We really should pay attention.
Suggested to Spanish landlord that a bird table would be fun. He was less than enthusiastic, muttering ‘rata’ and ‘raton’.
Knowing better and prepared to compromise, I, devious by nature, acquired a bird feeder. And fat balls, hanging them unobtrusively, within sight of the kitchen window, but out of landlord’s sight.
Entertainment lasted a week or so. Percy, the wood mouse, became a regular customer and that was it. Even the resident Robin showed no interest, despite the addition of bacon and cheese to the menu.
And so I became lazy and neglectful, failing to keep the feeder topped up.
It was at the point that… um, Percy moved in doors, ruined by handouts? It was then the toe nibbling started. I blogged about this.
For a week or so, I fed him. Putu (grits?). He liked it a lot.
Much as I enjoyed his company, it couldn’t go on indefinitely.
A mouse huggers trap was purchased. Humane.
It works like a dream (Please note *Mice can be released unharmed*).
Have been releasing unharmed Percys all week (over the fence to next door under the cover of night fall).
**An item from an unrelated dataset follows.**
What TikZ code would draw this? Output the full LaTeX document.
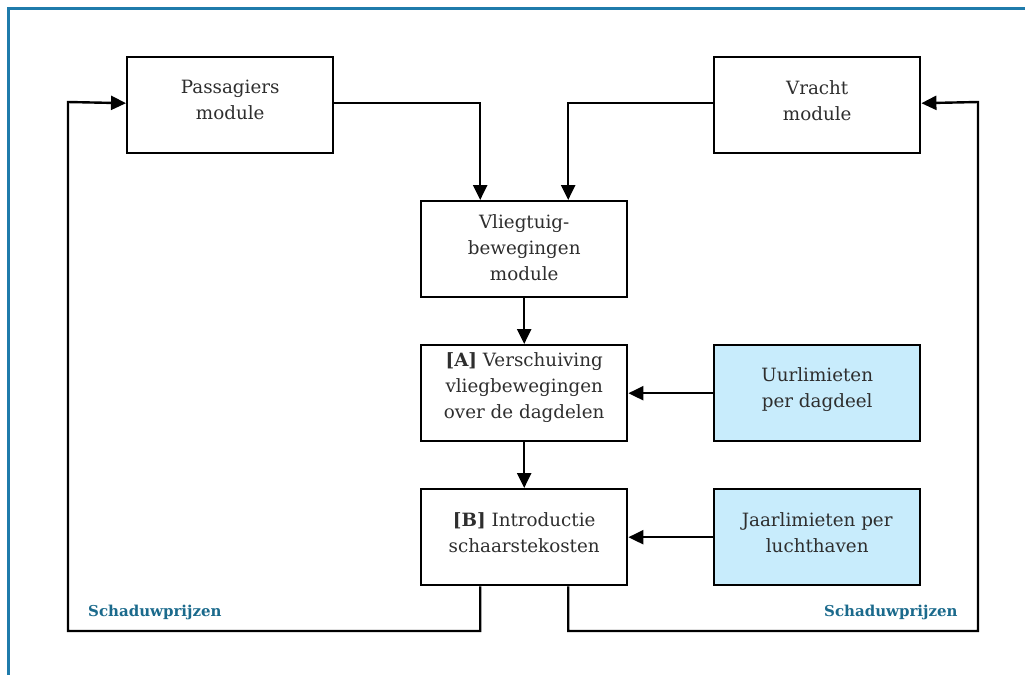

EIGHT so far, and still counting.
Question is, is it simply Percy, who on release, returns immediately? Some sort of game of Round Abouts. Or is it his extended family who moved in with him?
I’ve thought of tagging him, so to speak. A blob of tipex, a dash from a felt tipped pen on his tail? I would then at least know what I am dealing with. An invasion or simply one devoted Percy. Easier said than done.
If this carries on, the hell with mousey hugging. Anyone know where I can rent a cat?
And I’m done with feeding birds forever.